Unmanagable negative contrastgreenspun.com : LUSENET : Large format photography : One Thread
I have just bought an Omega D2V and am trying to make my first prints from 4x5 negs. I have exposed the neg placing the shadows on Zone II and the main element of interest on Zone V. Highlights fell on Zone IX. This would seem to call for normal development.
However, when I develop the negs (Ilford Delta 100) in both HC111 (dilution B, 6 minutes) and D76 (stock, 9 minutes) which according to Ilford is the recommended times for normal development at 68F, I get negs that are so contrasty I cannot print them on Ilfospeed grade 2.
I don't want to move to grade 1 as I am trying to get the development times sorted for grade 2 paper. With D76 I have tried cutting development time to 3 1/2 minutes which helps but I am worried that in doing so, I am loosing shadow detail.
Any thoughts or suggestions?
-- Simon Rodan (firstname.lastname@example.org), February 20, 2001
Given the subject range you mention, I am not surprised, as I would go with something like N-2 for this range. With Delta 100 for N-2, try an EI of 50 - 64, and Rodinal 1:50 for 7 - 9 minutes.
-- fw (email@example.com), February 20, 2001.
I would suggest placing the darkest areas of the scene in which you want to see distinct textural print detail in Zone III. After setting your lens accordingly, I would then use a second reading of the lightest area of the scene in which you want to render distinct textural detail, to determine development. If it falls in Zone VII, Normal. If it falls in Zone VIII, N-1. In IX, N-2. This will result in a flatter negative than you currently have and will print easily for you. I would highly recommend that you consider using Ilford Multigrade IV paper. You can adjust your contrast with each negative and "rescue" the occassional goof without investing in boxes of every grade. Going this route will require some exposure compensation under the enlarger if using contrast filters. I've been using an Aristo VCL 4500 light source on my enlarger for the last three years and this dual grid system has eliminated the need for doing this. Good luck.
-- Robert A. Zeichner (firstname.lastname@example.org), February 20, 2001.
Typically, the manufacturer recommended times are going to result in negatives that are too contrasty. Regardless of the manufacturer. This may be to achieve the contrast that is defined in the ISO standard at which the film speed is measured. This contrast is usually too much for most subjects. Cutting down development to achieve a more useful contrast (Contrast index, gamma, or however you want to measure it) also tends to lower the speed of the film. This is why photographers (LF, in particular) rate the film at a lower speed than the ISO rating.
I didn't completely understand the need for down-rating the speed until reading Beyond the Zone System. It explains all of this. Get it. Read it. Make a mess of it like I did.
-- John H. Henderson (email@example.com), February 20, 2001.

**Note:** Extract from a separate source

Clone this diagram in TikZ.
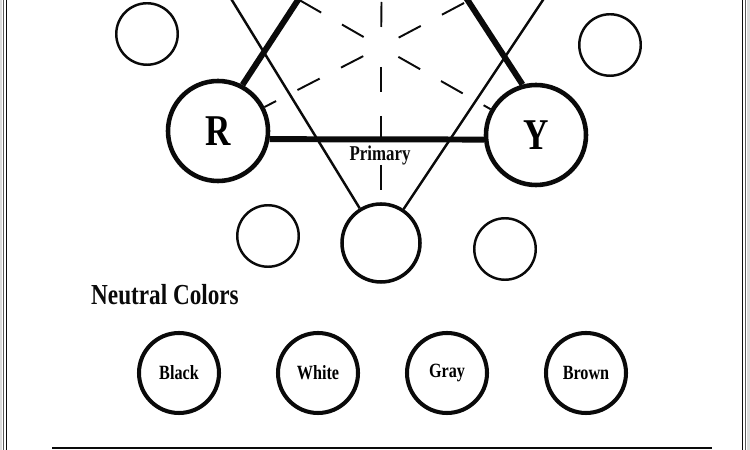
\documentclass[tikz,border=0pt]{standalone}
\usepackage{fontspec}
\usetikzlibrary{positioning,calc}
\newfontfamily\wheelfont{Liberation Serif}[FakeStretch=0.8]
\definecolor{cwInk}{HTML}{0a0a0a}
\definecolor{cwFrame}{HTML}{dcdcdc}
\definecolor{cwRule}{HTML}{5a5a5a}
\tikzset{
  x=0.2mm, y=-0.2mm,
  primary/.style={circle, draw=cwInk, line width=2.6pt, minimum size=20mm,
              inner sep=0pt, font=\wheelfont\bfseries\fontsize{25}{25}\selectfont},
  secondary/.style={circle, draw=cwInk, line width=2pt, minimum size=15.6mm, inner sep=0pt},
  tertiary/.style={circle, draw=cwInk, line width=1.4pt, minimum size=12.3mm, inner sep=0pt},
  neutral/.style={circle, draw=cwInk, line width=2.3pt, minimum size=16mm,
              inner sep=0pt, font=\wheelfont\bfseries\fontsize{11.5}{11.5}\selectfont},
  lbl/.style={font=\wheelfont\bfseries\fontsize{12}{12}\selectfont, text=cwInk},
  head/.style={font=\wheelfont\bfseries\fontsize{16.5}{16.5}\selectfont, text=cwInk},
  bond/.style={draw=cwInk, line width=3.4pt},
  link/.style={draw=cwInk, line width=1.4pt},
  spoke/.style={draw=cwInk, line width=1.1pt, dash pattern=on 5mm off 4.8mm, dash phase=5.8mm},
}
\begin{document}
\begin{tikzpicture}
  \useasboundingbox (0,0) rectangle (750,450);
  % page frame
  \fill[cwFrame] (0,0) rectangle (2,450);
  \draw[cwRule, line width=0.4pt] (3,0) -- (3,450);
  \draw[cwInk, line width=0.9pt] (6.5,0) -- (6.5,450);
  \draw[cwInk, line width=0.9pt] (742.5,0) -- (742.5,450);
  \draw[cwRule, line width=0.6pt] (745.5,0) -- (745.5,450);
  \fill[cwFrame] (747,0) rectangle (750,450);
  \clip (7,0) rectangle (742,450);

  % wheel
  \node[primary] (R) at (218,131) {R};
  \node[primary] (Y) at (536,135) {Y};
  \node[secondary] (O) at (381,243) {};
  \node[tertiary] (tl) at (147,34) {};
  \node[tertiary] (tr) at (610,45) {};
  \node[tertiary] (bl) at (268,236) {};
  \node[tertiary] (br) at (505,249) {};
  % vertices above the page
  \coordinate (B) at (383,-130);
  \coordinate (V) at (195,-60);
  \coordinate (G) at (583,-60);
  \coordinate (C) at (381,47);

  % spokes from the centre
  \foreach \t in {R,Y,O}
    \draw[spoke] (C) -- (\t);
  \foreach \t in {B,V,G}
    \draw[spoke] (C) -- (\t);

  % primary triangle
  \draw[bond] (R.-9) -- (Y.185);
  \draw[bond] (R.62) -- (B);
  \draw[bond] (Y.105) -- (B);
  % secondary triangle
  \draw[link] (V) -- (O);
  \draw[link] (G) -- (O);
  \node[lbl] (prim) at (380,155) {Primary};

  % neutrals
  \node[head] (neu) at (165,295) {Neutral Colors};
  \foreach \n/\x/\lab in {black/179/Black,white/318/White,gray/447/Gray,brown/586/Brown}
    \node[neutral] (\n) at (\x,373) {\lab};

  \draw[cwInk, line width=1.2pt] (52,448) -- (712,448);
\end{tikzpicture}
\end{document}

To give yourself a longer developer time, finer grain use D76 1:1. As others have stated, manufacturer times are a bit hot. There is a good web site: www.digitaltruth.com for times of most developers but testing is always a good thing to take in consideration your water (hard or soft) and other variables. This is why alot of people use distilled water...

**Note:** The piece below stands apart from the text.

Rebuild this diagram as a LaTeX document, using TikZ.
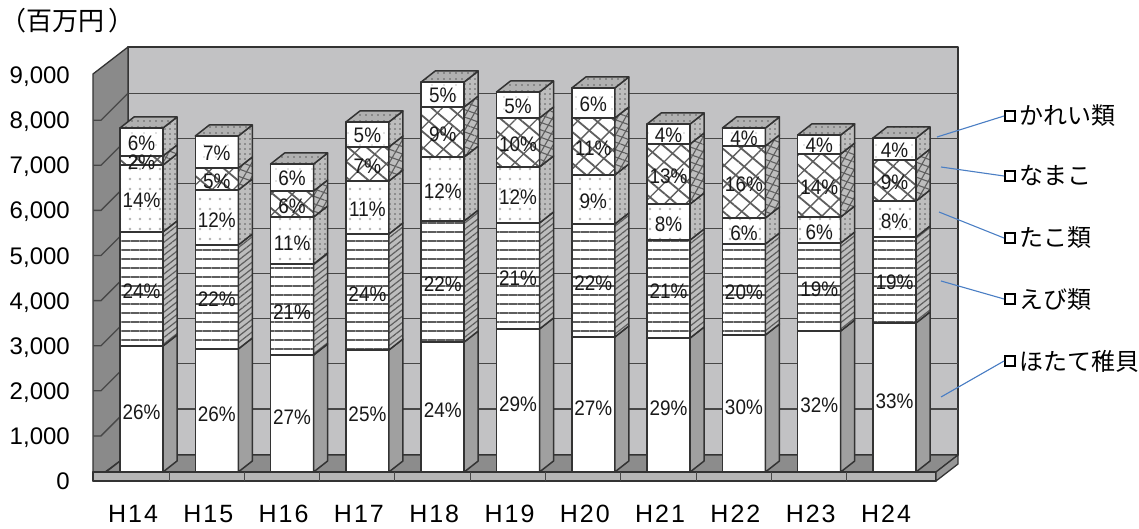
\documentclass[tikz,border=0pt]{standalone}
\usepackage{fontspec}
\setmainfont{Liberation Sans}
\newfontfamily\jpfont{Noto Sans CJK JP}
\newfontfamily\pctfont[FakeStretch=0.9]{Liberation Sans}
\newfontfamily\xfont[LetterSpace=8]{Liberation Sans}
\usetikzlibrary{patterns.meta}
\definecolor{wallc}{HTML}{C2C2C4}
\definecolor{sidewall}{HTML}{8A8A8A}
\definecolor{floorc}{HTML}{8C8C8C}
\definecolor{stripc}{HTML}{B6B6B6}
\definecolor{edgec}{HTML}{333333}
\definecolor{sidec}{HTML}{A0A0A0}
\definecolor{topc}{HTML}{B0B0B0}
\definecolor{patc}{HTML}{5E5E5E}
\definecolor{leaderc}{HTML}{4A7EC4}
\newcommand\drawseg[4]{%
  \path[seg,#3] (\barL,#1) rectangle (\barR,#2);
  \path[seg,#4] (\barR,#1) -- ({\barR+14},{#1-11}) -- ({\barR+14},{#2-11}) -- (\barR,#2) -- cycle;}
\begin{document}
\begin{tikzpicture}[x=1pt,y=-1pt,
  seg/.style={draw=edgec, line width=1.5pt, line join=round},
  wall/.style={draw=edgec, line width=1.3pt, line join=round},
  grid/.style={draw=edgec!90, line width=1.3pt},
  fW/.style={fill=white},
  sW/.style={fill=sidec},
  fS/.style={preaction={fill=white}, pattern={Lines[angle=0,distance=9pt,line width=2.6pt]}, pattern color=patc},
  sS/.style={preaction={fill=sidec!70!white}, pattern={Lines[angle=38,distance=5pt,line width=1.2pt]}, pattern color=patc},
  fD/.style={preaction={fill=white}, pattern={Dots[distance=10pt,radius=1.3pt]}, pattern color=gray!60},
  sD/.style={preaction={fill=sidec!70!white}, pattern={Dots[distance=5pt,radius=0.9pt]}, pattern color=patc},
  fN/.style={preaction={fill=white}, preaction={pattern={Lines[angle=-40,distance=12pt,line width=1.8pt]}, pattern color=patc}, pattern={Lines[angle=45,distance=15pt,line width=1.3pt]}, pattern color=patc},
  sN/.style={preaction={fill=sidec!70!white}, preaction={pattern={Lines[angle=-20,distance=7pt,line width=1.1pt]}, pattern color=patc}, pattern={Lines[angle=60,distance=7pt,line width=1.1pt]}, pattern color=patc},
  fK/.style={preaction={fill=white}, pattern={Dots[distance=12pt,radius=0.8pt]}, pattern color=gray!45},
  sK/.style={preaction={fill=sidec!70!white}, pattern={Dots[distance=5pt,radius=0.8pt]}, pattern color=patc},
  tp/.style={preaction={fill=topc}, pattern={Dots[distance=6pt,radius=0.9pt]}, pattern color=patc},
  pct/.style={font=\pctfont\fontsize{21}{21}\selectfont, inner sep=0pt, text height=15pt, text depth=0pt, text=black!90},
  ylab/.style={font=\fontsize{24}{24}\selectfont, inner sep=0pt, text height=17pt, text depth=0pt, anchor=east},
  xlab/.style={font=\xfont\fontsize{25}{25}\selectfont, inner sep=0pt, text height=18pt, text depth=0pt},
  ltext/.style={font=\jpfont\fontsize{24}{24}\selectfont, inner sep=0pt, text height=21pt, text depth=3pt, anchor=west},
  lsq/.style={draw=black, line width=2pt, minimum size=10pt, inner sep=0pt},
  leader/.style={draw=leaderc, line width=1.1pt}]
\useasboundingbox (0,0) rectangle (1139,529);
\fill[white] (0,0) rectangle (1139,529);
% back wall
\path[wall, fill=wallc] (128,47) rectangle (958,455);
\foreach \k in {1,...,8}{\draw[grid] (128,{454-45.1*\k}) -- (958,{454-45.1*\k});}
% left wall
\path[wall, fill=sidewall] (93,74) -- (128,47) -- (128,455) -- (93,481) -- cycle;
\foreach \k in {1,...,8}{\draw[grid] (93,{481-45.1*\k}) -- (101,{481-45.1*\k}) -- (128,{454-45.1*\k});}
% floor
\path[wall, fill=floorc] (106,472) -- (128,455) -- (958,455) -- (936,472) -- cycle;
\path[wall, fill=stripc] (93,472) rectangle (936,481);
\path[wall, fill=floorc!90!white] (936,472) -- (958,455) -- (958,464) -- (936,481) -- cycle;
\foreach \k in {0,...,9}{\draw[grid, line width=1pt] ({169+75.3*\k},472) -- ({169+75.3*\k},481);}
% bars
\foreach \i/\ya/\yb/\yc/\yd/\ye/\pa/\pb/\pc/\pd/\pe in {
0/346/232/165/156/128/26/24/14/2/6,
1/349/245/190/168/136/26/22/12/5/7,
2/355/264/217/191/164/27/21/11/6/6,
3/350/234/181/147/122/25/24/11/7/5,
4/342/221/157/107/82/24/22/12/9/5,
5/329/223/167/118/92/29/21/12/10/5,
6/337/224/175/118/88/27/22/9/11/6,
7/338/240/204/144/124/29/21/8/13/4,
8/335/244/218/146/128/30/20/6/16/4,
9/331/243/217/154/135/32/19/6/14/4,
10/323/237/201/160/138/33/19/8/9/4}{
  \pgfmathsetmacro\barL{120+75.3*\i}
  \pgfmathsetmacro\barR{\barL+43}
  \pgfmathsetmacro\barC{\barL+21.5}
  \pgfmathtruncatemacro\yr{14+\i}
  \drawseg{472}{\ya}{fW}{sW}
  \drawseg{\ya}{\yb}{fS}{sS}
  \drawseg{\yb}{\yc}{fD}{sD}
  \drawseg{\yc}{\yd}{fN}{sN}
  \drawseg{\yd}{\ye}{fK}{sK}
  \path[seg,tp] (\barL,\ye) -- ({\barL+14},{\ye-11}) -- ({\barR+14},{\ye-11}) -- (\barR,\ye) -- cycle;
  \node[pct] (pa\i) at (\barC,{(472+\ya)/2+3}) {\pa\%};
  \node[pct] (pb\i) at (\barC,{(\ya+\yb)/2+2}) {\pb\%};
  \node[pct] (pc\i) at (\barC,{(\yb+\yc)/2+2}) {\pc\%};
  \node[pct] (pd\i) at (\barC,{(\yc+\yd)/2+2}) {\pd\%};
  \node[pct] (pe\i) at (\barC,{(\yd+\ye)/2+1}) {\pe\%};
  \node[xlab] (x\i) at ({133+75.3*\i},513) {H\yr};
}
% y axis labels
\foreach \k/\t in {0/0,1/{1,000},2/{2,000},3/{3,000},4/{4,000},5/{5,000},6/{6,000},7/{7,000},8/{8,000},9/{9,000}}{
  \node[ylab] (y\k) at (70,{481-45.1*\k}) {\t};}
\node[font=\jpfont\fontsize{26}{26}\selectfont, inner sep=0pt, text height=23pt, text depth=3pt, anchor=west] (unit) at (0,21) {（百万円\hspace{4pt}）};
% legend
\foreach \n/\y/\t/\ex/\ey in {1/116/かれい類/937/137, 2/176/なまこ/941/167, 3/238/たこ類/939/212, 4/299/えび類/941/281, 5/361/ほたて稚貝/941/397}{
  \node[lsq] (sq\n) at (1010,\y) {};
  \node[ltext] (lt\n) at (1019,\y) {\t};
  \coordinate (e\n) at (\ex,\ey);
  \draw[leader] (sq\n.west) -- (e\n);
}
\end{tikzpicture}
\end{document}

-- Scott Walton (firstname.lastname@example.org), February 20, 2001.
Ilford's development recommendations are obviously too much for your SBR, enlarger and paper.
I'd suggest just using D-76 1:1 for the same time or, if that doesn't work, just go to 1:2 or 1:3.
-- John Hicks (email@example.com), February 20, 2001.
Is the D2V a condensor enlarger? Apparently Kodak's development recommendations are based on a diffusion light source which can handle higher contrast negatives. Why the hell they don't say that in the fine print is a mystery; maybe to encourage us to experiment with the materials as much as possible. I too would suggest D-76 1:1 to get longer, more repeatable times and start by reducing development time by 20% or so if you print by condensor.
-- Steve Singleton (firstname.lastname@example.org), February 20, 2001.
Kodak does state in at least some of their info sheets that the development times are for diffusion enlargers and times should be reduced for condenser enlargers. I don't know about every BW film they make, but the sheets for TXP Professional state this. I agree with Steve that about a 20% reduction in time is a good starting place. For condenser enlargers, increase the exposure and decrease development. Think about getting a cold light head for that great old Omega and forget about highlights blocking up.
-- Doug Paramore (email@example.com), February 20, 2001.
I'd agree... i'd leave the d76 time and temp where it is and cut it 1:1... see where that gets ya... if it is a condensor D2 like mine know also that in a condensor, Ilfospeed g2 looks like a g3 paper... or I should say, it does in mine. Same goes for kbrome g2... also, in mine. Some g2 papers are less contrasty so keep lookin' or cut your paper dev with some Selectol soft or other low contrast dev if you're committed to that paper. Tweak it from all directions if you know how... you'll soon find a combo that works.